Nothing to do in Chichy, France. It could be anywhere in the world. |
Consider France. To experienced travelers France is known as the place for exceptional cuisine, wine, and enviable high speed rail. France is celebrated for progressive social programs: eight weeks paid vacation for most employees, the world's best public healthcare.
Yet as elsewhere French cities too have high crime neighborhoods where misery outweighs civility. One is Chichy-sous-Bois, a so-called Banlieue (what Americans disparagingly call "the projects").
Chichy is a poor, run-down suburb of Paris. Some writers describe Chichy as a nondescript suburb without a center, wedged between high-rise apartments and four-lane highways. No public transit means two hour commutes downtown, only 10 miles away. Residents feel isolated and ignored. Except for public transit, that is also an apt description for Toronto's Jane/Finch corridor where San Romanoway is located.
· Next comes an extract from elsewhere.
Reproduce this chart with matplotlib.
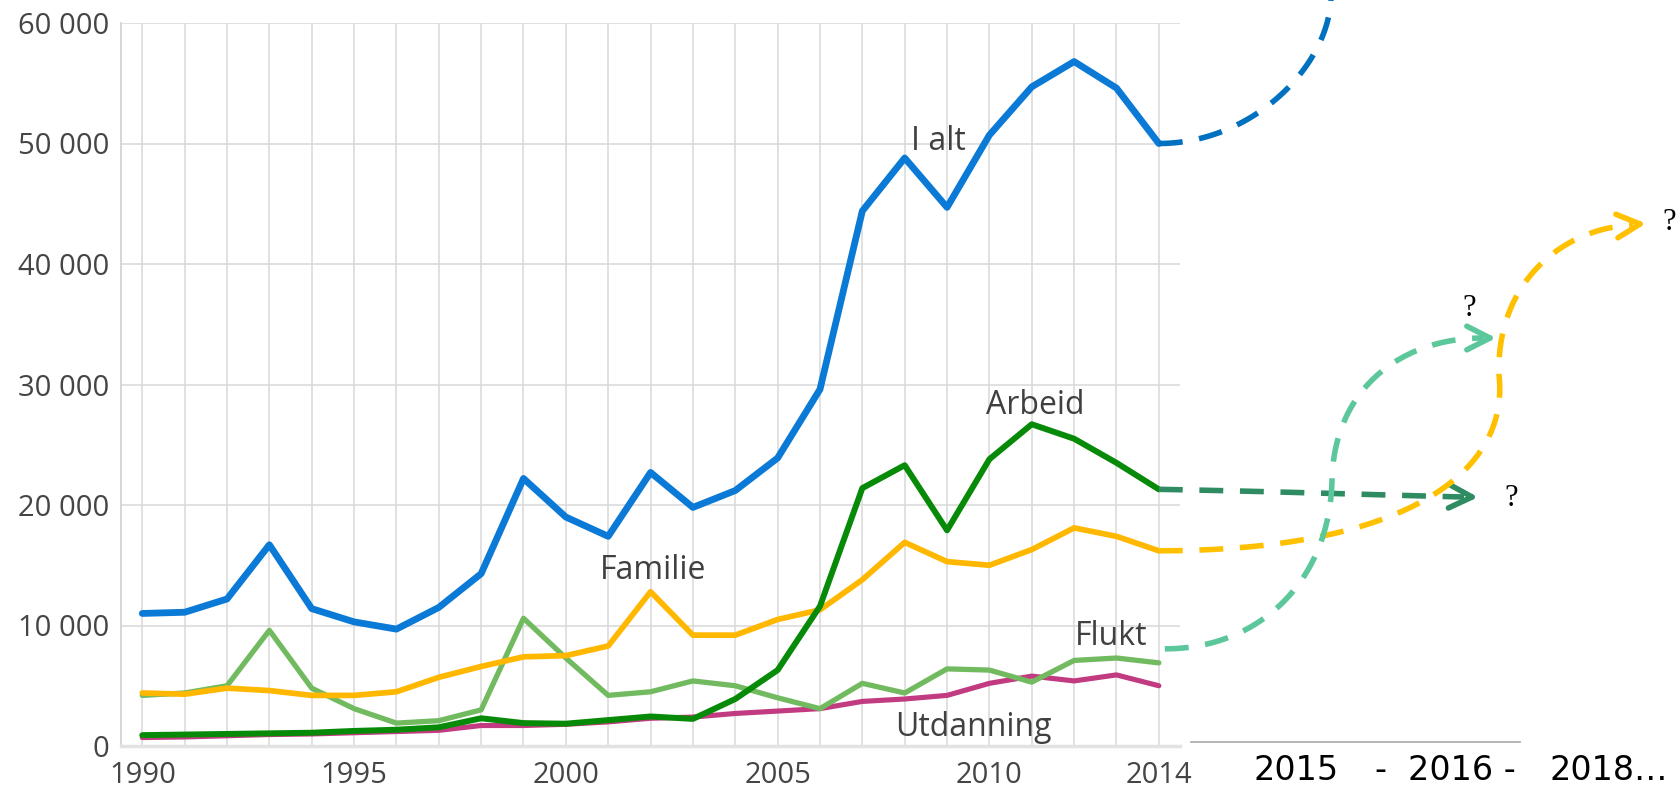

The famous TGV high speed train. France produced this... |
...apartment towers in Chicy. France produced this too. |
There is discrimination against Chichy's immigrant residents. When two Chichy teen boys were accidentally killed while running away from police in October 2005 it erupted into three weeks of violence, looting and arsons that later spread nation-wide. Over 9,000 cars burned, 3,000 arrests. Ironically, last year the same thing happened in Tottenham, UK.
Referring to the Tottenham riots I wrote that festering poverty and deprivation dries up collective goodwill, what sociologists call community efficacy.
The French in Chichy, Canadians in San Romanoway, Americans in Hollygrove, or British in Tottenham. Same lesson: If you respond to (but don't prevent) crime, underfund public transit, ignore repairs to dilapidated homes, fail to address racism...you get a tinderbox.
The French are pinning their hopes on $500 Billion urban "renewal" in areas surrounding Chichy (completely ignoring Chichy) and a new police station in a nearby neighborhood. Hopefully they'll discover throwing cops and money at nearby neighborhoods seldom works to tamp down tinderboxes. Meanwhile, Hollygrove is coming back from the brink and San Romanoway was the first SafeGrowth success.
They don't have to reinvent the wheel to fix Chichy.